The Dummies Guide to dealing with Jehovah's Witnesses.
 Mr Bland is tied up and left to have a little nap on the floor; Mrs Bland gets to have a nice sit down on the sofa next to the rapiest member of the house invaders. They have a bit of a chat; more an 'I'm going to kill you' sort of chat than the typical house prices fare, but a chat nonetheless. Mr Bland has a bit of a bloody nose, presumably from when he was punched in the face earlier, but it may be that his bloody nose marks a silent protest on the tax cuts instigated by the Conservative Government. Bloody noses and death threats aside, in all other respects the house invadors are relatively underwhelming and spend their occupation of Bland territory discussing DVDs, asking Mr Bland if he has any porn channels, and nearly eating the Broccoli.  The Last House on the Left it ain't.

Throw my Broccoli on the floor, will you? I am going to Fuck.You.Up.
The villain of the piece repeatedly threatens to rape Mrs Bland. She doesn't look all that up for it, to be honest. After about half an hour of near-continuous rape threats, there is a part of you that thinks it might actually be easier to get raped than to listen to any more frontin' from one of these home-invading cunts. Mrs Bland seems to agree, because she basically tells him to get the fuck on with it. Which he does. So far, so 'Straw Dogs'.

Straw Dogs; sofa-based terror has been done before. And done better, too.
Mr Bland is left to listen to the inane chatter of Home Invader #2; lines uttered by an actor who looks remarkably similar to Forest Gump's friend Bubba in Forest Gump.

Bubba Gump.

Home Invador #2 from 'Cherry Tree Lane'.
When Mrs Bland and her new friend the sex offender return, the space invadors reveal the reason why they have broken into the bland household; they have come to 'fuck up' Bland Junior, Mr and Mrs Bland's Son.
Hello, friend.
I come in peace. On your face.
Bland Junior arrives home. The Space Invadors 'fuck him up'. I'm not really sure what 'fucking him up' involves, however I am relatively certain that it is unpleasant.
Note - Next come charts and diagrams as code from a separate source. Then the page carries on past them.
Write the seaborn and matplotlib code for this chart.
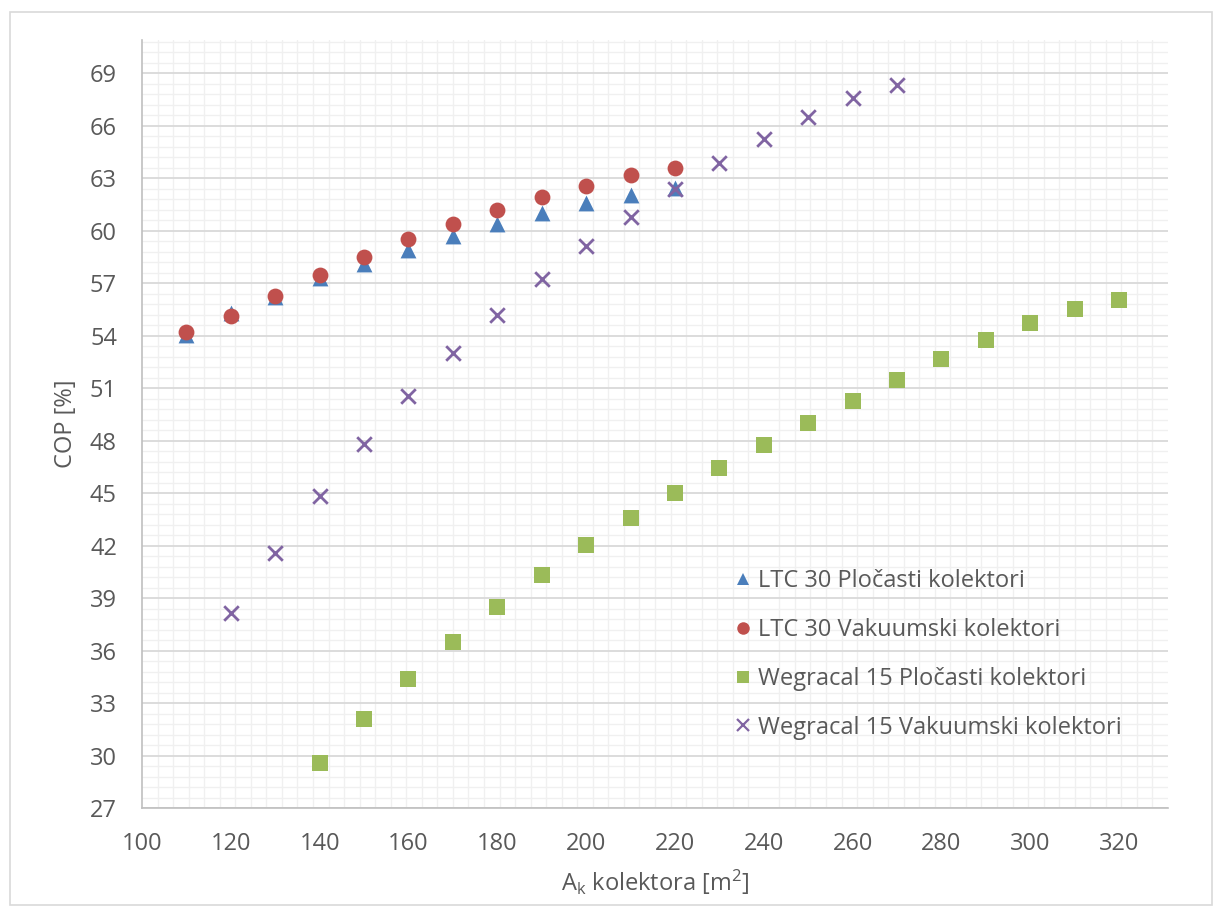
import matplotlib
matplotlib.use('Agg')
import matplotlib.pyplot as plt
import numpy as np
import pandas as pd
import seaborn as sns
from matplotlib.ticker import FixedLocator, MultipleLocator

# data
x_ltc = [110, 120, 130, 140, 150, 160, 170, 180, 190, 200, 210, 220]
ltc_plocasti = [54.05, 55.3, 56.2, 57.3, 58.07, 58.87, 59.69, 60.4, 61.01, 61.6, 62.05, 62.45]
ltc_vakuumski = [54.2, 55.15, 56.25, 57.46, 58.51, 59.5, 60.36, 61.16, 61.9, 62.57, 63.18, 63.57]

x_weg_plocasti = [140, 150, 160, 170, 180, 190, 200, 210, 220, 230, 240, 250,
                  260, 270, 280, 290, 300, 310, 320]
weg_plocasti = [29.55, 32.07, 34.35, 36.48, 38.49, 40.3, 42.03, 43.56, 45.03, 46.43,
                47.75, 49.01, 50.29, 51.48, 52.69, 53.75, 54.7, 55.5, 56.02]

x_weg_vakuumski = [120, 130, 140, 150, 160, 170, 180, 190, 200, 210, 220, 230,
                   240, 250, 260, 270]
weg_vakuumski = [38.15, 41.56, 44.81, 47.82, 50.56, 53.03, 55.2, 57.24, 59.1, 60.77,
                 62.4, 63.88, 65.22, 66.5, 67.57, 68.31]

series_names = ['LTC 30 Pločasti kolektori', 'LTC 30 Vakuumski kolektori',
                'Wegracal 15 Pločasti kolektori', 'Wegracal 15 Vakuumski kolektori']
colors = ['#4a7ebb', '#c0504d', '#9bbb59', '#8064a2']
markers = ['^', 'o', 's', 'x']

series = [
    pd.DataFrame({'A': x_ltc, 'COP': ltc_plocasti}),
    pd.DataFrame({'A': x_ltc, 'COP': ltc_vakuumski}),
    pd.DataFrame({'A': x_weg_plocasti, 'COP': weg_plocasti}),
    pd.DataFrame({'A': x_weg_vakuumski, 'COP': weg_vakuumski}),
]

sns.set_style('white')
plt.rcParams['font.family'] = ['Open Sans', 'DejaVu Sans']
plt.rcParams['mathtext.default'] = 'regular'

fig = plt.figure(figsize=(12.2, 9.09), dpi=100)
ax = fig.add_axes([142 / 1220, 1 - 808 / 909, (1168 - 142) / 1220, (808 - 40) / 909])

for data, name, col, mk in zip(series, series_names, colors, markers):
    if mk == 'x':
        sns.scatterplot(ax=ax, data=data, x='A', y='COP', marker=mk, color=col,
                        s=110, linewidth=2.0, zorder=3, label=name)
    else:
        sns.scatterplot(ax=ax, data=data, x='A', y='COP', marker=mk, color=col,
                        s=130, linewidth=0, zorder=3, label=name)

ax.set_xlim(100, 331)
ax.set_ylim(27, 70.9)
ax.xaxis.set_major_locator(MultipleLocator(20))
ax.yaxis.set_major_locator(MultipleLocator(3))
ax.xaxis.set_minor_locator(FixedLocator(np.arange(100, 331, 3.5)))
ax.yaxis.set_minor_locator(FixedLocator(np.arange(27, 71, 0.6)))

ax.grid(which='major', axis='y', color='#d9d9d9', linewidth=1.3)
ax.grid(which='minor', color='#f0f0f0', linewidth=1.0)
ax.set_axisbelow(True)

for side in ['top', 'right']:
    ax.spines[side].set_visible(False)
for side in ['left', 'bottom']:
    ax.spines[side].set_color('#bfbfbf')
    ax.spines[side].set_linewidth(1.2)

ax.tick_params(axis='both', which='both', length=0, labelsize=17, colors='#595959')
ax.tick_params(axis='x', pad=17)
ax.tick_params(axis='y', pad=18)

ax.set_xlabel('A$_k$ kolektora [m$^2$]', fontsize=17, color='#595959', labelpad=9)
ax.set_ylabel('')
fig.text(66 / 1220, 1 - 424 / 909, 'COP [%]', rotation=90, ha='center', va='center',
         fontsize=17, color='#595959')

ax.legend_.remove()
handles = [plt.Line2D([], [], linestyle='none', marker=m, color=c, markersize=9,
                      markeredgewidth=1.6 if m == 'x' else 0)
           for m, c in zip(markers, colors)]
fig.legend(handles, series_names, loc='upper left',
           bbox_to_anchor=(711 / 1220, 1 - 548 / 909), frameon=False,
           fontsize=17, labelcolor='#595959', handletextpad=0.2,
           handlelength=0.9, labelspacing=1.05)

# chart border
fig.patches.append(plt.Rectangle((10 / 1220, 4 / 909), 1202 / 1220, 893 / 909,
                                 transform=fig.transFigure, fill=False,
                                 edgecolor='#d9d9d9', linewidth=1.2))

fig.savefig('out.png', dpi=100)
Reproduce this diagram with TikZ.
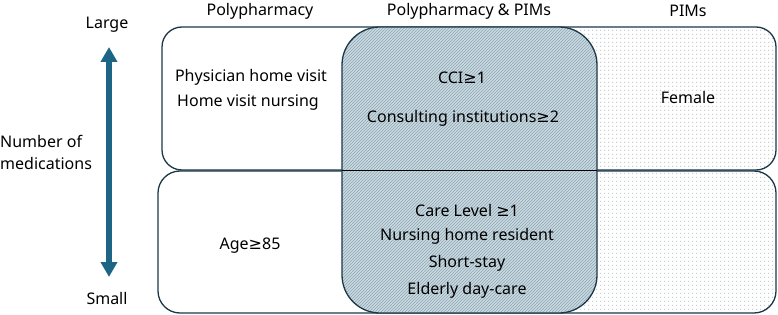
\documentclass[tikz,border=0pt]{standalone}
\usepackage{fontspec}
\setmainfont{Noto Sans}
\newfontfamily\symf{DejaVu Sans}
\usetikzlibrary{patterns,patterns.meta,arrows.meta}
\definecolor{edge}{HTML}{1C3848}
\definecolor{arr}{HTML}{1D6587}
\definecolor{midfill}{HTML}{CBDAE2}
\definecolor{hatch}{HTML}{8EA6B2}
\definecolor{dotc}{HTML}{7A8E98}
\newcommand{\mygeq}{{\symf ≥}}
\tikzdeclarepattern{
  name=mydots,
  type=uncolored,
  bounding box={(0pt,0pt) and (4.1pt,4.1pt)},
  tile size={(4.1pt,4.1pt)},
  code={\pgfpathrectangle{\pgfpoint{1.6pt}{1.6pt}}{\pgfpoint{1pt}{1pt}}\pgfusepath{fill}}
}
\begin{document}
\begin{tikzpicture}[x=1pt,y=-1pt,
  lbl/.style={font=\fontsize{16}{18}\selectfont, inner sep=0pt, anchor=center},
  boxline/.style={draw=edge, line width=1.3pt}]
\useasboundingbox (0,0) rectangle (778,315);
% dotted PIMs region
\begin{scope}
\clip (470,0) rectangle (778,315);
\fill[pattern=mydots, pattern color=dotc] (162,27) [rounded corners=20pt] rectangle (776,170);
\fill[pattern=mydots, pattern color=dotc] (158,171) [rounded corners=22pt] rectangle (776,313);
\end{scope}
% outer boxes
\draw[boxline, rounded corners=20pt] (162,27) rectangle (776,170);
\draw[boxline, rounded corners=22pt] (158,171) rectangle (776,313);
% middle box
\fill[midfill, rounded corners=38pt] (342,27) rectangle (597,313);
\fill[pattern=north east lines, pattern color=hatch, rounded corners=38pt] (342,27) rectangle (597,313);
\draw[boxline, rounded corners=38pt] (342,27) rectangle (597,313);
\draw[draw=black, line width=1.6pt] (342,170.5) -- (597,170.5);
% arrow
\coordinate (atop) at (109,47);
\coordinate (abot) at (109,277);
\draw[arr, line width=6pt, {Triangle[width=16pt,length=15pt]}-{Triangle[width=16pt,length=15pt]}] (abot) -- (atop);
% headings
\node[lbl] (h1) at (260,11) {Polypharmacy};
\node[lbl] (h2) at (469,11) {Polypharmacy \& PIMs};
\node[lbl] (h3) at (688,11) {PIMs};
\node[lbl] (large) at (107,25) {Large};
\node[lbl] (small) at (107,298) {Small};
\node[lbl, anchor=west, align=left, font=\fontsize{16}{22}\selectfont] (num) at (0,152) {Number of\\ medications};
% contents
\node[lbl] (t1) at (251,77) {Physician home visit};
\node[lbl] (t2) at (248,103) {Home visit nursing};
\node[lbl] (t3) at (688,98) {Female};
\node[lbl] (t4) at (462,78) {CCI\mygeq1};
\node[lbl] (t5) at (463,118) {Consulting institutions\mygeq2};
\node[lbl] (t6) at (250,246) {Age\mygeq85};
\node[lbl] (t7) at (467,210) {Care Level \mygeq1};
\node[lbl] (t8) at (467,236) {Nursing home resident};
\node[lbl] (t9) at (467,263) {Short-stay};
\node[lbl] (t10) at (467,290) {Elderly day-care};
\end{tikzpicture}
\end{document}
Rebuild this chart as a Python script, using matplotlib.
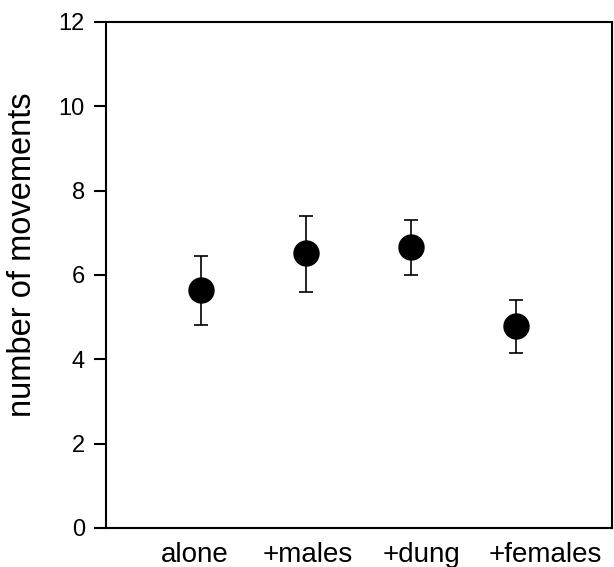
import matplotlib
matplotlib.use("Agg")
import matplotlib.pyplot as plt

plt.rcParams["font.family"] = ["Liberation Sans", "DejaVu Sans"]

# data
groups = ["alone", "+males", "+dung", "+females"]
means = [5.65, 6.51, 6.66, 4.78]
upper = [6.46, 7.41, 7.31, 5.40]
lower = [4.82, 5.59, 6.01, 4.15]
yticks = [0, 2, 4, 6, 8, 10, 12]

# layout: point positions and where the labels sit (they are not centred)
xpos = [1, 2, 3, 4]
label_pos = [0.94, 2.02, 3.10, 4.28]

err = [[m - lo for m, lo in zip(means, lower)],
       [up - m for m, up in zip(means, upper)]]

fig = plt.figure(figsize=(6.14, 5.67), dpi=100)
ax = fig.add_axes([0.172, 0.0688, 0.8243, 0.8924])

ax.errorbar(xpos, means, yerr=err, fmt="o", color="black",
            markersize=18, elinewidth=1.2, capsize=4.8, capthick=1.2)

ax.set_xlim(0.093, 4.911)
ax.set_ylim(0, 12)
ax.set_yticks(yticks)
ax.set_xticks(label_pos)
ax.set_xticklabels(groups)

for s in ax.spines.values():
    s.set_linewidth(1.5)
ax.tick_params(axis="y", length=9, width=1.5, pad=6, labelsize=17)
ax.tick_params(axis="x", length=0, pad=10, labelsize=20)
ax.set_ylabel("number of movements", fontsize=23.5)
# label sits a bit above the axis middle in the reference
ax.yaxis.set_label_coords(-0.134, 0.54)

fig.savefig("out.png", dpi=100)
The final fifteen minutes are neither tense nor particularly diverting; Mr Bland is awarded the opportunity of murdering the little brother of one of the Space Invadors (he doesn't), Junior Bland is on left on the verge of death and nearly dies (he doesn't), Mrs Bland spends an unnecessary amount of time intermittently squeaking, raging at Mr Bland, putting her clothes back on and wingeing about the miniature table (not so much the last thing, to be honest). By the time the credits rolled, I was left with a terrible feeling of abject disinterest and complete apathy; perhaps this must be how the working class feel about eating anything which has not been deep-fried?

So what have we learnt from 'Cherry Tree Lane'?
  • A hatred of Broccoli traverses socio-economic boundaries.
  • If your dining-room table makes you look like the Big Friendly Giant at a Borrower convention, it is probably tim to upgrade.
  • Horror films don't need a 'message', kay? Unless you are George A. Romero you probably won't be able to create a cinematic masterpiece which simultaneously terrifies and preaches; nobody wants to feel guilty at the cinema.